The Walton story began in London two years ago when Manhattan Book Collector Carl Otto v. Kienbusch picked up a dilapidated little volume from "a package of odds and ends from the attic of a country house." The volume was a real find--the only copy of a long-forgotten book published in 1577 on The Arte of Angling. Its title page had gone, and so had the name of its author. But its text had a distantly familiar ring. Says Princeton Professor Gerald Eades Bentley in his introduction to the Princeton University Library's republication of the book: "It would appear to me likely that Izaak Walton had taken his idea for the general structure of The Compleat Angler from The Arte of Angling."
Both books were written in dialogue, and the two main characters, Piscator and Viator (changed in later Walton editions to Venator) are the same. Both books give similar information on how to bait a hook with a dead minnow and prepare certain kinds of fish. They even share the same errors. The author of the Arte says that the carp is "a fish not long knowen in England," while Walton says, "nor hath been long in England." Other coincidences:
P: In answering the question, "But how make you gentles [i.e., fly larvae] to keep them?" the Arte says: "Of a piece of a beast's liver, hanged in some corner over a pot or little barrel, with a cross stick and the vessel half full of red clay; and as they wax big, they will fall into that troubled clay and so scour them that they will be ready at all times." On the same subject, Walton says: "You may breed and keep gentles thus: take a piece of beast's liver, and with a cross stick hang it in some corner over a pot or barrel half full of dry clay; and as the gentles grow big, they will fall into the barrel, and scour themselves, and be always ready for use."
P: On preparing malt as bait, the Arte says: "You must take a handful of well-made malt and rub it between your hands in a fair dish of water to make them as clean as you may . . ." Says Walton: "Get a handful of well-made malt, and put it into a dish of water, and then wash and rub it betwixt your hands till you make it clean . . ."

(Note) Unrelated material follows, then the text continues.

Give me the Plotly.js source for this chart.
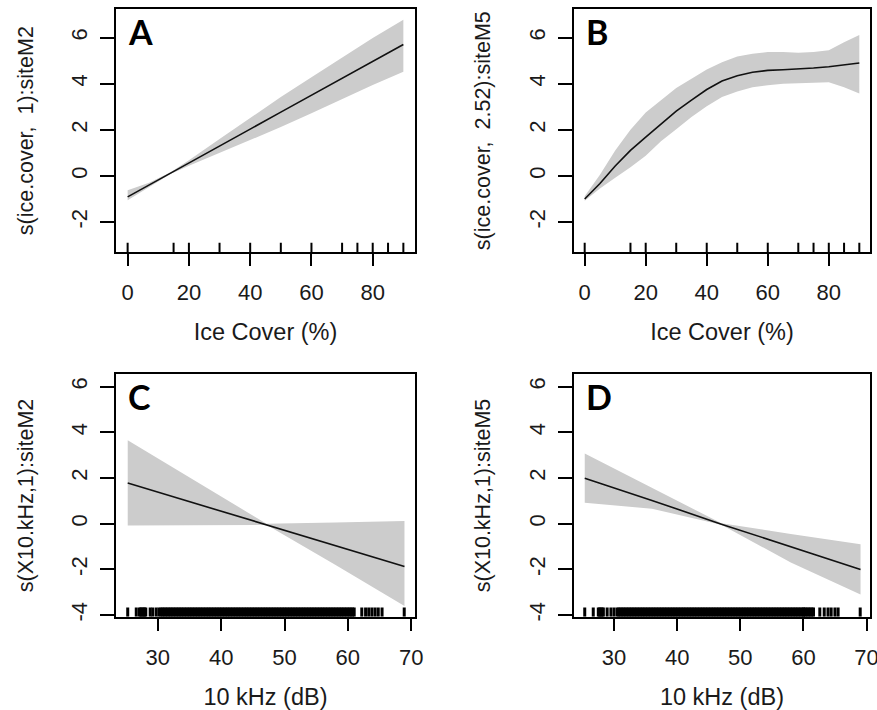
<!DOCTYPE html>
<html>
<head>
<meta charset="utf-8">
<script src="https://cdn.plot.ly/plotly-3.0.1.min.js"></script>
<style>html,body{margin:0;padding:0;background:#fff;}#chart{width:877px;height:710px;}</style>
</head>
<body>
<div id="chart"></div>
<script>
// ---------- Panel A: s(ice.cover, 1):siteM2 ----------
const iceXA = [0, 7, 14, 20, 30, 40, 50, 60, 70, 80, 90];
const fitA  = [-0.91, -0.40, 0.12, 0.56, 1.30, 2.03, 2.77, 3.50, 4.24, 4.97, 5.70];
const upA   = [-0.62, -0.30, 0.16, 0.68, 1.60, 2.51, 3.42, 4.28, 5.14, 5.99, 6.78];
const loA   = [-1.05, -0.50, 0.08, 0.44, 1.00, 1.55, 2.12, 2.72, 3.34, 3.95, 4.52];

// ---------- Panel B: s(ice.cover, 2.52):siteM5 ----------
const iceXB = [0, 5, 10, 15, 20, 25, 30, 35, 40, 45, 50, 55, 60, 65, 70, 75, 80, 85, 90];
const fitB  = [-1.00, -0.33, 0.43, 1.11, 1.68, 2.24, 2.81, 3.29, 3.75, 4.12, 4.35, 4.50, 4.58, 4.61, 4.64, 4.68, 4.74, 4.82, 4.90];
const upB   = [-0.88, 0.05, 1.10, 2.00, 2.75, 3.30, 3.82, 4.22, 4.62, 4.93, 5.18, 5.30, 5.38, 5.38, 5.35, 5.38, 5.45, 5.80, 6.12];
const loB   = [-1.08, -0.55, -0.08, 0.38, 0.88, 1.50, 2.03, 2.56, 3.02, 3.42, 3.66, 3.85, 3.94, 4.00, 4.02, 4.05, 4.06, 3.85, 3.58];

// rug of ice cover observations (both sites)
const rugIce = [0, 15, 20, 30, 40, 50, 60, 70, 75, 80, 85, 90];

// ---------- Panel C: s(X10.kHz,1):siteM2 ----------
const khzXC = [25.25, 36, 47.15, 58, 68.94];
const fitC  = [1.78, 0.88, -0.05, -0.95, -1.87];
const upC   = [3.65, 1.85, 0.00, 0.05, 0.12];
const loC   = [-0.08, -0.06, -0.05, -1.80, -3.60];

// ---------- Panel D: s(X10.kHz,1):siteM5 ----------
const khzXD = [25.35, 36, 47.0, 58, 69.05];
const fitD  = [1.99, 1.02, -0.02, -1.00, -2.00];
const upD   = [3.07, 1.56, 0.02, -0.45, -0.90];
const loD   = [0.92, 0.65, -0.04, -1.70, -3.10];

// rug of 10 kHz observations (dense core shared, sparse tails per site)
const rugKhzCore = [30.5,30.75,31,31.25,31.5,31.75,32,32.25,32.5,32.75,33,33.25,33.5,33.75,34,34.25,34.5,34.75,
  35,35.25,35.5,35.75,36,36.25,36.5,36.75,37,37.25,37.5,37.75,38,38.25,38.5,38.75,39,39.25,39.5,39.75,
  40,40.25,40.5,40.75,41,41.25,41.5,41.75,42,42.25,42.5,42.75,43,43.25,43.5,43.75,44,44.25,44.5,44.75,
  45,45.25,45.5,45.75,46,46.25,46.5,46.75,47,47.25,47.5,47.75,48,48.25,48.5,48.75,49,49.25,49.5,49.75,
  50,50.25,50.5,50.75,51,51.25,51.5,51.75,52,52.25,52.5,52.75,53,53.25,53.5,53.75,54,54.25,54.5,54.75,
  55,55.25,55.5,55.75,56,56.25,56.5,56.75,57,57.25,57.5,57.75,58,58.25,58.5,58.75,59,59.25,59.5,59.75,60];
const rugKhzC = [25.25, 26.6, 27.1, 27.3, 27.5, 27.7, 27.9, 28.1, 28.8, 29.2, 29.75, 30.2,
  60.25, 60.5, 60.75, 61.0, 62.2, 62.8, 63.3, 63.8, 64.3, 64.8, 65.4, 68.9];
const rugKhzD = [25.35, 26.7, 27.5, 27.7, 27.9, 28.1, 28.3, 28.9, 29.5, 30.0,
  60.1, 60.35, 60.6, 60.85, 61.1, 61.35, 61.6, 62.6, 63.3, 63.9, 64.4, 65.0, 65.5, 69.0];

// ---------- axis labels ----------
const NB = "\u00a0";
const yTitles = ["s(ice.cover,  1):siteM2", "s(ice.cover,  2.52):siteM5", "s(X10.kHz,1):siteM2", "s(X10.kHz,1):siteM5"];
const xTitles = ["Ice Cover (%)" + NB.repeat(4), "Ice Cover (%)", "10 kHz (dB)", "10 kHz (dB)"];
const panelLetters = ["A", "B", "C", "D"];
const iceTicks = [0, 20, 40, 60, 80];
const khzTicks = [30, 40, 50, 60, 70];
const yTicksTop = [-2, 0, 2, 4, 6];
const yTicksBottom = [-4, -2, 0, 2, 4, 6];

// ---------- layout geometry ----------
const W = 877, H = 710;
const colPx = [[116, 415], [573.7, 870.3]];
const rowPx = [[9.3, 252], [374.3, 616.7]];
const xRanges = [[-3.8, 93.8], [-3.6, 93.6], [23.4, 70.6], [23.6, 70.6]];
const yRanges = [[-3.3, 7.23], [-3.3, 7.23], [-4.07, 6.54], [-4.07, 6.54]];
const xTitleStandoff = [19, 19, 22, 22];
const RUG_FRAC = 0.038; // rug tick length as fraction of the y span (like R's rug ticksize)

const FONT = "Liberation Sans, Arial, Helvetica, sans-serif";
const BAND = "#cccccc";
const TXT = "#1a1a1a";

const panels = [
  {x: iceXA, fit: fitA, up: upA, lo: loA, rug: rugIce, rugW: 2, ticks: iceTicks, yt: yTicksTop},
  {x: iceXB, fit: fitB, up: upB, lo: loB, rug: rugIce, rugW: 2, ticks: iceTicks, yt: yTicksTop},
  {x: khzXC, fit: fitC, up: upC, lo: loC, rug: rugKhzC.concat(rugKhzCore), rugW: 3, ticks: khzTicks, yt: yTicksBottom},
  {x: khzXD, fit: fitD, up: upD, lo: loD, rug: rugKhzD.concat(rugKhzCore), rugW: 3, ticks: khzTicks, yt: yTicksBottom}
];

const traces = [];
const layout = {
  width: W, height: H,
  margin: {l: 0, r: 0, t: 0, b: 0},
  paper_bgcolor: "#ffffff", plot_bgcolor: "#ffffff",
  showlegend: false,
  font: {family: FONT, color: TXT},
  annotations: []
};

panels.forEach((p, i) => {
  const n = i + 1;
  const xa = n === 1 ? "x" : "x" + n;
  const ya = n === 1 ? "y" : "y" + n;
  const col = colPx[i % 2], row = rowPx[Math.floor(i / 2)];

  traces.push({x: p.x, y: p.lo, xaxis: xa, yaxis: ya, type: "scatter", mode: "lines",
    line: {width: 0, color: BAND}, hoverinfo: "skip"});
  traces.push({x: p.x, y: p.up, xaxis: xa, yaxis: ya, type: "scatter", mode: "lines",
    line: {width: 0, color: BAND}, fill: "tonexty", fillcolor: BAND, hoverinfo: "skip"});
  traces.push({x: p.x, y: p.fit, xaxis: xa, yaxis: ya, type: "scatter", mode: "lines",
    line: {width: 1.6, color: "#111111"}});

  // rug: one short vertical segment per observation, rising from the bottom of the plot region
  const y0 = yRanges[i][0];
  const y1 = y0 + RUG_FRAC * (yRanges[i][1] - yRanges[i][0]);
  const rx = [], ry = [];
  p.rug.forEach(v => { rx.push(v, v, null); ry.push(y0, y1, null); });
  traces.push({x: rx, y: ry, xaxis: xa, yaxis: ya, type: "scatter", mode: "lines",
    connectgaps: false, line: {width: p.rugW, color: "#000", simplify: false}, hoverinfo: "skip"});

  const xKey = n === 1 ? "xaxis" : "xaxis" + n;
  const yKey = n === 1 ? "yaxis" : "yaxis" + n;
  layout[xKey] = {
    domain: [col[0] / W, col[1] / W], anchor: ya, range: xRanges[i],
    tickmode: "array", tickvals: p.ticks, ticktext: p.ticks.map(String),
    ticks: "outside", ticklen: 12, tickwidth: 2, tickcolor: "#000",
    showline: true, mirror: true, linewidth: 2, linecolor: "#000",
    showgrid: false, zeroline: false, ticklabelstandoff: 8, ticklabeloverflow: "allow",
    tickfont: {family: FONT, size: 22, color: TXT},
    title: {text: xTitles[i], font: {family: FONT, size: 23.5, color: TXT}, standoff: xTitleStandoff[i]}
  };
  layout[yKey] = {
    domain: [1 - row[1] / H, 1 - row[0] / H], anchor: xa, range: yRanges[i],
    tickmode: "array", tickvals: p.yt, ticktext: p.yt.map(String), tickangle: -90,
    ticks: "outside", ticklen: 14, tickwidth: 2, tickcolor: "#000",
    showline: true, mirror: true, linewidth: 2, linecolor: "#000",
    showgrid: false, zeroline: false, ticklabelstandoff: 4, ticklabeloverflow: "allow",
    tickfont: {family: FONT, size: 22, color: TXT},
    title: {text: yTitles[i], font: {family: FONT, size: 21.5, color: TXT}, standoff: 28}
  };
  layout.annotations.push({
    text: panelLetters[i], xref: xa + " domain", yref: ya + " domain",
    x: 0.035, y: 1.0, xanchor: "left", yanchor: "top", showarrow: false,
    font: {family: "Lato, Open Sans, sans-serif", size: 34, color: "#000", weight: "bold"}
  });
});

Plotly.newPlot("chart", traces, layout, {staticPlot: true, displayModeBar: false});
</script>
</body>
</html>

Damaging as such evidence may sound by today's standards, says Bentley, no angler should be dismayed: "Everybody in Walton's time borrowed from other books. Milton did it, Shakespeare did it. Nobody thought of it as plagiarism at the time." Besides which, Walton fans will undoubtedly go right on agreeing with Walton's own judgment of his book: "And though this Discourse may be lyable to some Exceptions, yet I cannot doubt but that most Readers may receive so much pleasure or profit by it, as may make it worthy the time of their perusal, if they be not very busie men."